No obstante todo lo anterior, tras la apariencia descarnada e implacablemente sarcástica de La cosecha de hielo apunta un tono idealista, un anhelo de redención que se expresa tímidamente, casi acomplejadamente, a través de situaciones y personajes insólitos. Por ejemplo, con el barman y matón del club de estriptis, Sidney, cuya brutalidad esconde la obsesión de un padre afectuoso por acabar la jornada y llevar a sus hijos al parque de atracciones. O con el personaje de Pete Van Heuten (el mejor de la película, sin ninguna duda), cuya inesperada intervención en el desenlace –sólo diré que también inesperadamente optimista– deja abierta la posibilidad de que exista un sentimiento noble y sincero de amistad entre él y Charlie, y de que, finalmente, otra vida sea posible para ellos, más allá de sus trampas y mentiras.
Lástima que lo que podía haber sido una historia interesantísima se quede en una declaración de intenciones, pues el valor de la película en su conjunto se ve muy afectado por un comienzo vacilante, que tarda demasiado en meter al espectador en harina, por un argumento algo confuso (la oscuridad reinante en toda la historia llega a hacerse cargante) y por frecuentes caídas del ritmo narrativo. Con la excepción de las de Platt y Quaid, las interpretaciones son poco satisfactorias, especialmente la de Connie Nielsen, a quien el guión, el maquillaje y el vestuario se esfuerzan por hacer encajar en un papel de mujer fatal en el que no entra ni con calzador. Yo me confieso rendido admirador de la actriz danesa, que me parece una de las más hermosas que ha dado el cine de los últimos años, y una mujer dotada de una personalidad y una fuerza interior muy poco comunes, completamente desaprovechadas en un papel muy tópico –el de la aviesa y manipuladora Renata–, que probablemente ni ella misma se cree.

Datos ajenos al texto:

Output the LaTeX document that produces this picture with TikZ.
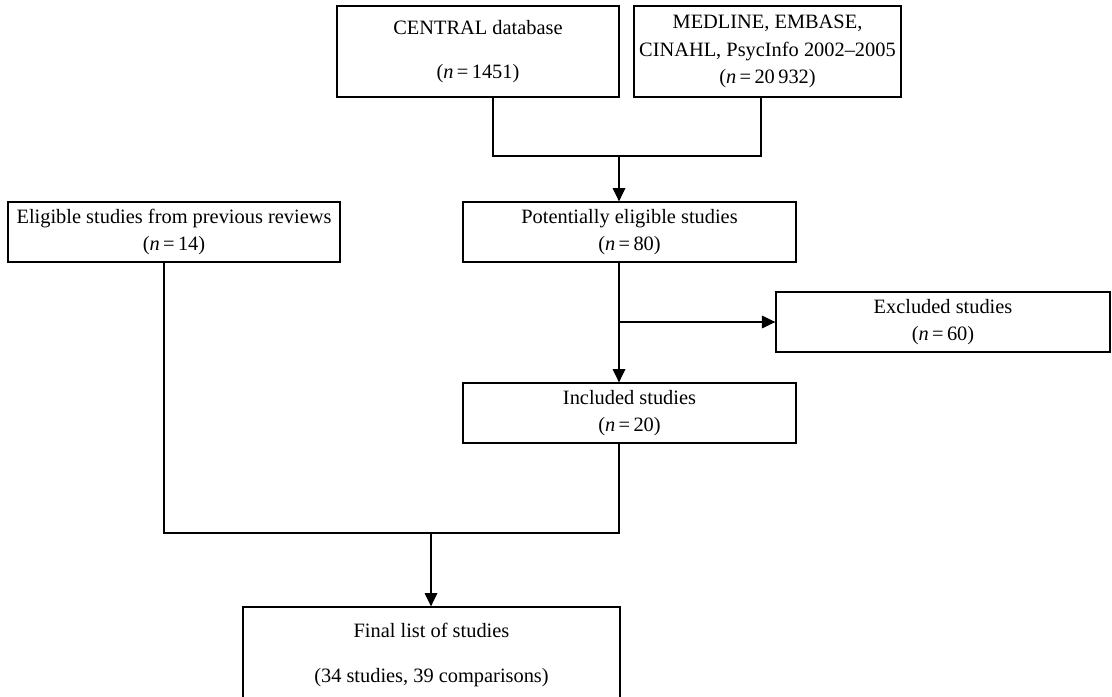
\documentclass[tikz,border=0pt]{standalone}
\usepackage{fontspec}
\setmainfont{Liberation Serif}
\usetikzlibrary{arrows.meta}
\tikzset{
	box/.style={draw,inner sep=0pt,align=center,font=\fontsize{14.5}{19.5}\selectfont},
}
\newcommand{\ncount}[1]{(\textit{n}\,=\,#1)}
\begin{document}
\begin{tikzpicture}[x=0.025cm,y=-0.025cm,line width=0.9pt,>={Triangle[length=9.5pt,width=9pt]}]
	\useasboundingbox (0,0) rectangle (1112,697);
	\node[box,minimum width=7.05cm,minimum height=2.275cm] (central) at (478,51.5) {CENTRAL database\\[12pt]\ncount{1451}};
	\node[box,minimum width=6.675cm,minimum height=2.275cm] (medline) at (767.5,51.5) {MEDLINE, EMBASE,\\CINAHL, PsycInfo 2002--2005\\\ncount{20\,932}};
	\node[box,minimum width=8.3cm,minimum height=1.5cm] (eligible) at (174,232) {Eligible studies from previous reviews\\\ncount{14}};
	\node[box,minimum width=8.325cm,minimum height=1.5cm] (potential) at (629.5,232) {Potentially eligible studies\\\ncount{80}};
	\node[box,minimum width=8.35cm,minimum height=1.5cm] (excluded) at (943,322) {Excluded studies\\\ncount{60}};
	\node[box,minimum width=8.325cm,minimum height=1.5cm] (included) at (629.5,413) {Included studies\\\ncount{20}};
	\node[box,minimum width=9.425cm,minimum height=2.4cm] (final) at (431.5,655) {Final list of studies\\[12pt](34 studies, 39 comparisons)};
	\coordinate (c1) at (493,156);
	\coordinate (m1) at (761,156);
	\coordinate (merge) at (619,156);
	\coordinate (split) at (619,322);
	\coordinate (e1) at (164,533);
	\coordinate (i1) at (619,533);
	\coordinate (join) at (431,533);
	\draw (central.south -| c1) -- (c1) -- (m1) -- (medline.south -| m1);
	\draw[->] (merge) -- (potential.north -| merge);
	\draw[->] (potential.south -| merge) -- (included.north -| merge);
	\draw[->] (split) -- (excluded.west);
	\draw (eligible.south -| e1) -- (e1) -- (i1) -- (included.south -| i1);
	\draw[->] (join) -- (final.north -| join);
\end{tikzpicture}
\end{document}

Con todo, La cosecha de hielo es una buena alternativa para quienes se vean urgidos a automedicarse a causa del empacho de dulces, golosinas, regalos y demás tópicos navideños. Aunque sólo sea por ver a Oliver Platt, cada vez más orondo y desatado, arrancando con los guantes puestos la pata del pavo de la mesa de sus suegros y comiéndosela a dos carrillos, habrá valido la pena.